§ **Required task**
Every line below that contains "matplotlib" is to be copied.

== Information shown ==

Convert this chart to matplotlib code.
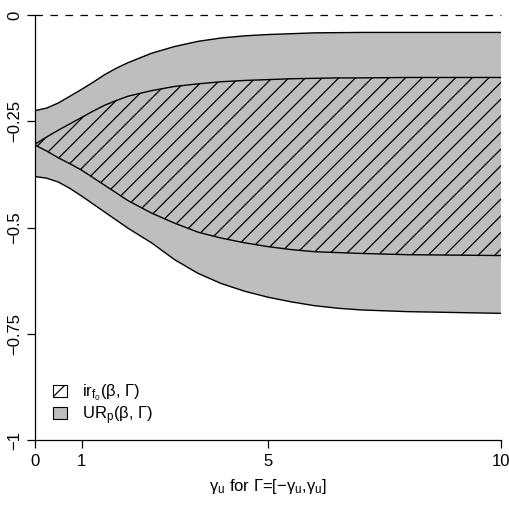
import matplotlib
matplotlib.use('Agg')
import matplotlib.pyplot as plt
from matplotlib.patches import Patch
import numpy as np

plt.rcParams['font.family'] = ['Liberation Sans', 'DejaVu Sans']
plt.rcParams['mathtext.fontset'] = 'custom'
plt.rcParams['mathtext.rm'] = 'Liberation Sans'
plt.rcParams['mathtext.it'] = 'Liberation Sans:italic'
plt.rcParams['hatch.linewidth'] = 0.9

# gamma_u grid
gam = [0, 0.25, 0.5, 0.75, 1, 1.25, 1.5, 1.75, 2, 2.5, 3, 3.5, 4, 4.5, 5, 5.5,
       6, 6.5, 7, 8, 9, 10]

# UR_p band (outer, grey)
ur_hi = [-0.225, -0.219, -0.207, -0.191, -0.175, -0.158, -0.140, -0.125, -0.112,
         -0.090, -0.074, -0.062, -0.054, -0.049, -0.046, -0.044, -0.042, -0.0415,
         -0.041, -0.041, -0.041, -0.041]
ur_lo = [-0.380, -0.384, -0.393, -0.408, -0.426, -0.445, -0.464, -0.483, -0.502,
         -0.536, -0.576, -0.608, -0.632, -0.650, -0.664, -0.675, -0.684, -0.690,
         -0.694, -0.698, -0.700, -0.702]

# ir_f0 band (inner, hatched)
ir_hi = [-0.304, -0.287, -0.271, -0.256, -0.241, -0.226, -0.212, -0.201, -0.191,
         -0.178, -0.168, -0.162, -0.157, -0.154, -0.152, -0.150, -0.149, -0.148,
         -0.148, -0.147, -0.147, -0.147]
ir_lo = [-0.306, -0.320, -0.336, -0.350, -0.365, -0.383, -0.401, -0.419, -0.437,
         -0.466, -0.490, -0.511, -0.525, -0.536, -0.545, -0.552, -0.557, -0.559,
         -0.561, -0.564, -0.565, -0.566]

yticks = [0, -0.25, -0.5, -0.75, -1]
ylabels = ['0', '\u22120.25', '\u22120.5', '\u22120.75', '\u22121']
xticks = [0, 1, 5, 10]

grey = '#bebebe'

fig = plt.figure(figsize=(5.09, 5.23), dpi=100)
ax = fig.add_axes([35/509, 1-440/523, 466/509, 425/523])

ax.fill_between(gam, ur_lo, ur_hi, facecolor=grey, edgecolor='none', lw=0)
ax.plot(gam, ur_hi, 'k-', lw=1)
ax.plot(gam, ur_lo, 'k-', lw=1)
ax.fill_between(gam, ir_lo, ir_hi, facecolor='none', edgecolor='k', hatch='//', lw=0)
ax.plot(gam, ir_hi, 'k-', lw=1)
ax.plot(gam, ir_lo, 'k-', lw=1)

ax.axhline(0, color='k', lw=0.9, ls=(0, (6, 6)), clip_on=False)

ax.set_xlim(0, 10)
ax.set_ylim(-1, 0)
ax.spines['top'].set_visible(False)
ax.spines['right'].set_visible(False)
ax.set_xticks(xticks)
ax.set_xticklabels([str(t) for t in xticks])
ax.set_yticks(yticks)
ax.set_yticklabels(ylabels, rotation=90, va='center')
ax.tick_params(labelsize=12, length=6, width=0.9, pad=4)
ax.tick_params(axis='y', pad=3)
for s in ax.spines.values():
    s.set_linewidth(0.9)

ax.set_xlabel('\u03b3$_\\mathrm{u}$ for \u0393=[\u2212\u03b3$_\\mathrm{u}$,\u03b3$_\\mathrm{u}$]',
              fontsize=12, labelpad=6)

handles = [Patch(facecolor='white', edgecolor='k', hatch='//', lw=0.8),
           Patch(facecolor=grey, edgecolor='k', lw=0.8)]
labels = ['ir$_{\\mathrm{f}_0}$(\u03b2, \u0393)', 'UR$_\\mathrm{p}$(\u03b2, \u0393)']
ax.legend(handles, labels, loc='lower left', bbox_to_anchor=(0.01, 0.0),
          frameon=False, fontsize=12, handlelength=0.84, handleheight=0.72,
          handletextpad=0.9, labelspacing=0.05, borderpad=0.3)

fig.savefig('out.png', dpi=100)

===

§ **Output for this exercise**
Convert this chart to matplotlib code.
import matplotlib
matplotlib.use('Agg')
import matplotlib.pyplot as plt
from matplotlib.patches import Patch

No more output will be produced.